>> BEGIN

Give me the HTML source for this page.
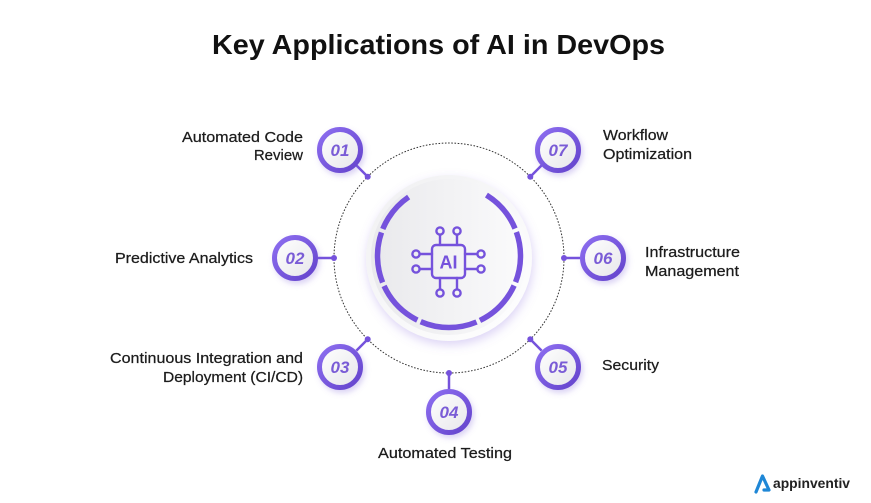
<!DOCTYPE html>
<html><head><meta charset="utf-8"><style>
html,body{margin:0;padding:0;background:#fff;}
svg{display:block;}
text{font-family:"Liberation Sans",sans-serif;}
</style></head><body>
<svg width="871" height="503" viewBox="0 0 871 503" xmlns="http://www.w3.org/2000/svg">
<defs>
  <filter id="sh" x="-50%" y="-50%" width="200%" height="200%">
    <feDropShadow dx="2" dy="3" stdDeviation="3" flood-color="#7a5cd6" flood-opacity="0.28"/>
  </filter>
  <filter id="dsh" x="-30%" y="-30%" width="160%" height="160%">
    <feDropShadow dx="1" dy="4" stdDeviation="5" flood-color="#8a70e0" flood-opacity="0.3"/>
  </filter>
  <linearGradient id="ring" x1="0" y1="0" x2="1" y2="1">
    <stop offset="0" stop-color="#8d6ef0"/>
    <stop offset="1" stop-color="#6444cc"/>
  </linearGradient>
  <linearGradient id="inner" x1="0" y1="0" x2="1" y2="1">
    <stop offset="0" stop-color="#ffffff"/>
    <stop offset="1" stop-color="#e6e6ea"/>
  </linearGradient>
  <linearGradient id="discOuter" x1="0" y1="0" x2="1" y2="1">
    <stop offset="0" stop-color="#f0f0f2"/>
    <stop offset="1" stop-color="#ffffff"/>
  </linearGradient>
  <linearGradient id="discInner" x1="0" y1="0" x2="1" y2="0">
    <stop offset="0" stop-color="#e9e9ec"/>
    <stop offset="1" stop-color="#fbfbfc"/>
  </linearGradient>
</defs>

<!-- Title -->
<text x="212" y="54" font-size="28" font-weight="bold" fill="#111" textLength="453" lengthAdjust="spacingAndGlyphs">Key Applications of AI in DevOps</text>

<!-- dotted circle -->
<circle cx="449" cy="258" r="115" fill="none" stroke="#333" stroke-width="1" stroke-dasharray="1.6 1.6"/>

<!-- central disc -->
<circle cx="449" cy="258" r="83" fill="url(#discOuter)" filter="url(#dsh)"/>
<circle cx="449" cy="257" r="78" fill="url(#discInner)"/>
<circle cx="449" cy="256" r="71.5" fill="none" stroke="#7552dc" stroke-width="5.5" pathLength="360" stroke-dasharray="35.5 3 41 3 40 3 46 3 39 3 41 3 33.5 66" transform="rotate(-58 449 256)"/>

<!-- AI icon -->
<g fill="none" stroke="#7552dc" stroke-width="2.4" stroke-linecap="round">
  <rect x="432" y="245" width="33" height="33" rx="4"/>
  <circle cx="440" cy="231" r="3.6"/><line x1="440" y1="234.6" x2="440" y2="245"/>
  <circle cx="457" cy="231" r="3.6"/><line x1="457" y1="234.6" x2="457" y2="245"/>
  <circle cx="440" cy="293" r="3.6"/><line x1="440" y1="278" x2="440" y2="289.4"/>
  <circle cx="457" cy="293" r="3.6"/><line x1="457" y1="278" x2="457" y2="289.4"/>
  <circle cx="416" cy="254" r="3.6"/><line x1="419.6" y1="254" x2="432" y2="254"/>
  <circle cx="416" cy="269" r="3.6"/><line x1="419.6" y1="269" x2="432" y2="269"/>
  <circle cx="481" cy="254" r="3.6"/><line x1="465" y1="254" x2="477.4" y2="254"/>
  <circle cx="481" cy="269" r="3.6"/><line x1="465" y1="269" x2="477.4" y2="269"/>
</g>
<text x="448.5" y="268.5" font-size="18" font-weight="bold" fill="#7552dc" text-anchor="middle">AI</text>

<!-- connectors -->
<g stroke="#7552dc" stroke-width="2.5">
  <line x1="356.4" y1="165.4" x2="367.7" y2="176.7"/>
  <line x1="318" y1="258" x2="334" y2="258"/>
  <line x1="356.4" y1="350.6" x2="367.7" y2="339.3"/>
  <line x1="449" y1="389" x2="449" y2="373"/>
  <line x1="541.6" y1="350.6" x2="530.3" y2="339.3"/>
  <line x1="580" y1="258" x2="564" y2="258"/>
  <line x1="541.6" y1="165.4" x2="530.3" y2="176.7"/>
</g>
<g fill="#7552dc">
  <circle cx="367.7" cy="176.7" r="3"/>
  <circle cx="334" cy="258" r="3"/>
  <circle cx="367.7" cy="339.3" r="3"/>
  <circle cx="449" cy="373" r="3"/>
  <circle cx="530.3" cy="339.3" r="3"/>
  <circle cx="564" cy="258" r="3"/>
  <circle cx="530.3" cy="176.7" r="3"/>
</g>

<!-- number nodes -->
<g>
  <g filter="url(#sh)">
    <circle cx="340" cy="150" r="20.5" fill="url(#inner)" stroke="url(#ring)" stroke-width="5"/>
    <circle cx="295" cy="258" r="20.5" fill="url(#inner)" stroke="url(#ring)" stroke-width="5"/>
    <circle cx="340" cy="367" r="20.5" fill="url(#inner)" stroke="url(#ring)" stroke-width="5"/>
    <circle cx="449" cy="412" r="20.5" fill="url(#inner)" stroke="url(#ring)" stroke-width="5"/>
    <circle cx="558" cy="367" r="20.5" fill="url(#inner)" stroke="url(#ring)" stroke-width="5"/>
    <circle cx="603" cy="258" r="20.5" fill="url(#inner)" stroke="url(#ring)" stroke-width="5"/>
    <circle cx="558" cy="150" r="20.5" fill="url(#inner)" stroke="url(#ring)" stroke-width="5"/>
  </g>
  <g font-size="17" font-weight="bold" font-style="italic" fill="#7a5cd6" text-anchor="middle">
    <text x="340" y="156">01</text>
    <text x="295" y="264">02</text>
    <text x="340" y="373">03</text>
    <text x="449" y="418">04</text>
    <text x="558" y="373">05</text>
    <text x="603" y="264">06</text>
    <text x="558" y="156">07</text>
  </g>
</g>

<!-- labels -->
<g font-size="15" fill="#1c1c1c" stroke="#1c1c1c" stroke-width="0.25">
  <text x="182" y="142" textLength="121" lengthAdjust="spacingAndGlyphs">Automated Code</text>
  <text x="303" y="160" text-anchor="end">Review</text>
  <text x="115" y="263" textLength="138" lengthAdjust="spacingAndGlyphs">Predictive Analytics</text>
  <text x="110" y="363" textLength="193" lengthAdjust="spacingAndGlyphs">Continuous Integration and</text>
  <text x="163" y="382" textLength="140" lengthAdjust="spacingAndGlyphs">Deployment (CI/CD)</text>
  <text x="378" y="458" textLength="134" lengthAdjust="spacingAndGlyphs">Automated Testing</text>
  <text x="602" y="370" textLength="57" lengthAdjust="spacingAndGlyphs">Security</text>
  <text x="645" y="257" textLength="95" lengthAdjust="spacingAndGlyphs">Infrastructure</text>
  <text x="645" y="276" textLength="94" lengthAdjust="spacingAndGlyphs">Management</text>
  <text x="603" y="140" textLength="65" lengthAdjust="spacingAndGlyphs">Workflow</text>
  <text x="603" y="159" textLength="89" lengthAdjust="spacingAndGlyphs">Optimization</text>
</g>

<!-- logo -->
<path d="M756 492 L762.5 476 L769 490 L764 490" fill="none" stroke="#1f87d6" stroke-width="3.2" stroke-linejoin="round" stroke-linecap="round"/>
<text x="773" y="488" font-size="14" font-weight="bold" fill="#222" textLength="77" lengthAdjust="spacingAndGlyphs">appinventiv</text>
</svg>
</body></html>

>> END

WHAT IS ASKED: Repeat the material above in full and exactly, apart from the pictures.

SOLUTION FOR THIS PROBLEM:
Give me the HTML source for this page.
<!DOCTYPE html>
<html><head><meta charset="utf-8"><style>
html,body{margin:0;padding:0;background:#fff;}
svg{display:block;}
text{font-family:"Liberation Sans",sans-serif;}
</style></head><body>
<svg width="871" height="503" viewBox="0 0 871 503" xmlns="http://www.w3.org/2000/svg">
<defs>
  <filter id="sh" x="-50%" y="-50%" width="200%" height="200%">
    <feDropShadow dx="2" dy="3" stdDeviation="3" flood-color="#7a5cd6" flood-opacity="0.28"/>
  </filter>
  <filter id="dsh" x="-30%" y="-30%" width="160%" height="160%">
    <feDropShadow dx="1" dy="4" stdDeviation="5" flood-color="#8a70e0" flood-opacity="0.3"/>
  </filter>
  <linearGradient id="ring" x1="0" y1="0" x2="1" y2="1">
    <stop offset="0" stop-color="#8d6ef0"/>
    <stop offset="1" stop-color="#6444cc"/>
  </linearGradient>
  <linearGradient id="inner" x1="0" y1="0" x2="1" y2="1">
    <stop offset="0" stop-color="#ffffff"/>
    <stop offset="1" stop-color="#e6e6ea"/>
  </linearGradient>
  <linearGradient id="discOuter" x1="0" y1="0" x2="1" y2="1">
    <stop offset="0" stop-color="#f0f0f2"/>
    <stop offset="1" stop-color="#ffffff"/>
  </linearGradient>
  <linearGradient id="discInner" x1="0" y1="0" x2="1" y2="0">
    <stop offset="0" stop-color="#e9e9ec"/>
    <stop offset="1" stop-color="#fbfbfc"/>
  </linearGradient>
</defs>

<!-- Title -->
<text x="212" y="54" font-size="28" font-weight="bold" fill="#111" textLength="453" lengthAdjust="spacingAndGlyphs">Key Applications of AI in DevOps</text>

<!-- dotted circle -->
<circle cx="449" cy="258" r="115" fill="none" stroke="#333" stroke-width="1" stroke-dasharray="1.6 1.6"/>

<!-- central disc -->
<circle cx="449" cy="258" r="83" fill="url(#discOuter)" filter="url(#dsh)"/>
<circle cx="449" cy="257" r="78" fill="url(#discInner)"/>
<circle cx="449" cy="256" r="71.5" fill="none" stroke="#7552dc" stroke-width="5.5" pathLength="360" stroke-dasharray="35.5 3 41 3 40 3 46 3 39 3 41 3 33.5 66" transform="rotate(-58 449 256)"/>

<!-- AI icon -->
<g fill="none" stroke="#7552dc" stroke-width="2.4" stroke-linecap="round">
  <rect x="432" y="245" width="33" height="33" rx="4"/>
  <circle cx="440" cy="231" r="3.6"/><line x1="440" y1="234.6" x2="440" y2="245"/>
  <circle cx="457" cy="231" r="3.6"/><line x1="457" y1="234.6" x2="457" y2="245"/>
  <circle cx="440" cy="293" r="3.6"/><line x1="440" y1="278" x2="440" y2="289.4"/>
  <circle cx="457" cy="293" r="3.6"/><line x1="457" y1="278" x2="457" y2="289.4"/>
  <circle cx="416" cy="254" r="3.6"/><line x1="419.6" y1="254" x2="432" y2="254"/>
  <circle cx="416" cy="269" r="3.6"/><line x1="419.6" y1="269" x2="432" y2="269"/>
  <circle cx="481" cy="254" r="3.6"/><line x1="465" y1="254" x2="477.4" y2="254"/>
  <circle cx="481" cy="269" r="3.6"/><line x1="465" y1="269" x2="477.4" y2="269"/>
</g>
<text x="448.5" y="268.5" font-size="18" font-weight="bold" fill="#7552dc" text-anchor="middle">AI</text>

<!-- connectors -->
<g stroke="#7552dc" stroke-width="2.5">
  <line x1="356.4" y1="165.4" x2="367.7" y2="176.7"/>
  <line x1="318" y1="258" x2="334" y2="258"/>
  <line x1="356.4" y1="350.6" x2="367.7" y2="339.3"/>
  <line x1="449" y1="389" x2="449" y2="373"/>
  <line x1="541.6" y1="350.6" x2="530.3" y2="339.3"/>
  <line x1="580" y1="258" x2="564" y2="258"/>
  <line x1="541.6" y1="165.4" x2="530.3" y2="176.7"/>
</g>
<g fill="#7552dc">
  <circle cx="367.7" cy="176.7" r="3"/>
  <circle cx="334" cy="258" r="3"/>
  <circle cx="367.7" cy="339.3" r="3"/>
  <circle cx="449" cy="373" r="3"/>
  <circle cx="530.3" cy="339.3" r="3"/>
  <circle cx="564" cy="258" r="3"/>
  <circle cx="530.3" cy="176.7" r="3"/>
</g>

<!-- number nodes -->
<g>
  <g filter="url(#sh)">
    <circle cx="340" cy="150" r="20.5" fill="url(#inner)" stroke="url(#ring)" stroke-width="5"/>
    <circle cx="295" cy="258" r="20.5" fill="url(#inner)" stroke="url(#ring)" stroke-width="5"/>
    <circle cx="340" cy="367" r="20.5" fill="url(#inner)" stroke="url(#ring)" stroke-width="5"/>
    <circle cx="449" cy="412" r="20.5" fill="url(#inner)" stroke="url(#ring)" stroke-width="5"/>
    <circle cx="558" cy="367" r="20.5" fill="url(#inner)" stroke="url(#ring)" stroke-width="5"/>
    <circle cx="603" cy="258" r="20.5" fill="url(#inner)" stroke="url(#ring)" stroke-width="5"/>
    <circle cx="558" cy="150" r="20.5" fill="url(#inner)" stroke="url(#ring)" stroke-width="5"/>
  </g>
  <g font-size="17" font-weight="bold" font-style="italic" fill="#7a5cd6" text-anchor="middle">
    <text x="340" y="156">01</text>
    <text x="295" y="264">02</text>
    <text x="340" y="373">03</text>
    <text x="449" y="418">04</text>
    <text x="558" y="373">05</text>
    <text x="603" y="264">06</text>
    <text x="558" y="156">07</text>
  </g>
</g>

<!-- labels -->
<g font-size="15" fill="#1c1c1c" stroke="#1c1c1c" stroke-width="0.25">
  <text x="182" y="142" textLength="121" lengthAdjust="spacingAndGlyphs">Automated Code</text>
  <text x="303" y="160" text-anchor="end">Review</text>
  <text x="115" y="263" textLength="138" lengthAdjust="spacingAndGlyphs">Predictive Analytics</text>
  <text x="110" y="363" textLength="193" lengthAdjust="spacingAndGlyphs">Continuous Integration and</text>
  <text x="163" y="382" textLength="140" lengthAdjust="spacingAndGlyphs">Deployment (CI/CD)</text>
  <text x="378" y="458" textLength="134" lengthAdjust="spacingAndGlyphs">Automated Testing</text>
  <text x="602" y="370" textLength="57" lengthAdjust="spacingAndGlyphs">Security</text>
  <text x="645" y="257" textLength="95" lengthAdjust="spacingAndGlyphs">Infrastructure</text>
  <text x="645" y="276" textLength="94" lengthAdjust="spacingAndGlyphs">Management</text>
  <text x="603" y="140" textLength="65" lengthAdjust="spacingAndGlyphs">Workflow</text>
  <text x="603" y="159" textLength="89" lengthAdjust="spacingAndGlyphs">Optimization</text>
</g>

<!-- logo -->
<path d="M756 492 L762.5 476 L769 490 L764 490" fill="none" stroke="#1f87d6" stroke-width="3.2" stroke-linejoin="round" stroke-linecap="round"/>
<text x="773" y="488" font-size="14" font-weight="bold" fill="#222" textLength="77" lengthAdjust="spacingAndGlyphs">appinventiv</text>
</svg>
</body></html>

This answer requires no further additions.